--- Begin ---

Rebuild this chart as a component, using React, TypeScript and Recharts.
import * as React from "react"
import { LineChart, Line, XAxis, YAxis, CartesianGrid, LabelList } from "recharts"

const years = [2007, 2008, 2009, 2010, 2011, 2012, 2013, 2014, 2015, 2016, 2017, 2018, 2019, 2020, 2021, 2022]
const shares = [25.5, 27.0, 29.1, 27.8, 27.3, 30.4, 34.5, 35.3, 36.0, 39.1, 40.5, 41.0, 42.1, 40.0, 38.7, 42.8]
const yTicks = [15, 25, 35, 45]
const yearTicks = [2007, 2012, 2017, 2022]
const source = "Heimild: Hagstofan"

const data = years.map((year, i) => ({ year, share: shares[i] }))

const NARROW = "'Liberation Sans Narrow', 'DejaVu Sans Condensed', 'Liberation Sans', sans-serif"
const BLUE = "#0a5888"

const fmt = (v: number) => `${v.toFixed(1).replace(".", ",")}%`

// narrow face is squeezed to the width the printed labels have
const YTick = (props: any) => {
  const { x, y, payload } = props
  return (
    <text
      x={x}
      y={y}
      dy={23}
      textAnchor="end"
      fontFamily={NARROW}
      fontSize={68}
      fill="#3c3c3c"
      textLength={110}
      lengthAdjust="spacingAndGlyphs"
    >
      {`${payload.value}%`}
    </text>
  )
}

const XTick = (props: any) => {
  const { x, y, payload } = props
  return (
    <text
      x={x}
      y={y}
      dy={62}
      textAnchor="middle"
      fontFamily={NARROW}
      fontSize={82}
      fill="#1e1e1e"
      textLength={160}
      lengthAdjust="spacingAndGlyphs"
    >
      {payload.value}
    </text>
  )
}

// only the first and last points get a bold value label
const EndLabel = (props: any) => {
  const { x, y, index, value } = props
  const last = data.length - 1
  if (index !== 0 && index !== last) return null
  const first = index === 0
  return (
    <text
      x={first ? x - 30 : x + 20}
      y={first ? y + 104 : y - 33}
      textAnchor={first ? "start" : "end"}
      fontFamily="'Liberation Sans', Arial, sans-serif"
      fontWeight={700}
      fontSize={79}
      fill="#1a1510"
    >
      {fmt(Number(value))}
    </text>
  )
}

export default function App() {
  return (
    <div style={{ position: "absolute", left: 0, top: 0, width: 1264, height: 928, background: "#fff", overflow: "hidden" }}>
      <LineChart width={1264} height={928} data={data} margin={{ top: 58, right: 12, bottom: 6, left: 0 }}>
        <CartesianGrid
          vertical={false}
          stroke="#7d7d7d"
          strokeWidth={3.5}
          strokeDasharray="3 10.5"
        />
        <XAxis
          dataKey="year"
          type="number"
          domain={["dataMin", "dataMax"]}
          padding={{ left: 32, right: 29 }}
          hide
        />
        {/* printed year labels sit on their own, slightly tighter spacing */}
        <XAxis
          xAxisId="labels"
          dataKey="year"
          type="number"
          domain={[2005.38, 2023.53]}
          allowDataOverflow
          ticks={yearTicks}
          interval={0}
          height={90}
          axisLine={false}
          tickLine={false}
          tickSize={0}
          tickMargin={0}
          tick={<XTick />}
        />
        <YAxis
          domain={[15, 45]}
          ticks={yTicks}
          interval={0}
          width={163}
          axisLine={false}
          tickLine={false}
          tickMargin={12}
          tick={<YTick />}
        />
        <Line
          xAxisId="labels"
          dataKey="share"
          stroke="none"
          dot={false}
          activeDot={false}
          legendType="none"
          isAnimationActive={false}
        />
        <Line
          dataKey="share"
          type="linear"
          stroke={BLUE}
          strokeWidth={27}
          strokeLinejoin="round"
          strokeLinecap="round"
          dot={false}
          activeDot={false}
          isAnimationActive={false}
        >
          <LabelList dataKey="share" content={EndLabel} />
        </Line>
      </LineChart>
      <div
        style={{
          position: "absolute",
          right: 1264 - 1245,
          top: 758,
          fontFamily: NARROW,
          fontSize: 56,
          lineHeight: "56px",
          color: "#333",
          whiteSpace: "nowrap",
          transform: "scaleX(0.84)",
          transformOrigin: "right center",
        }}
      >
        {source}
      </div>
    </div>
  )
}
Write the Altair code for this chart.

--- End ---

=== DESCRIPTION OF THE TASK ===
Go over the records above and tally the lines with the word "React" in them. Give the number alone.

=== SOLUTION ===
2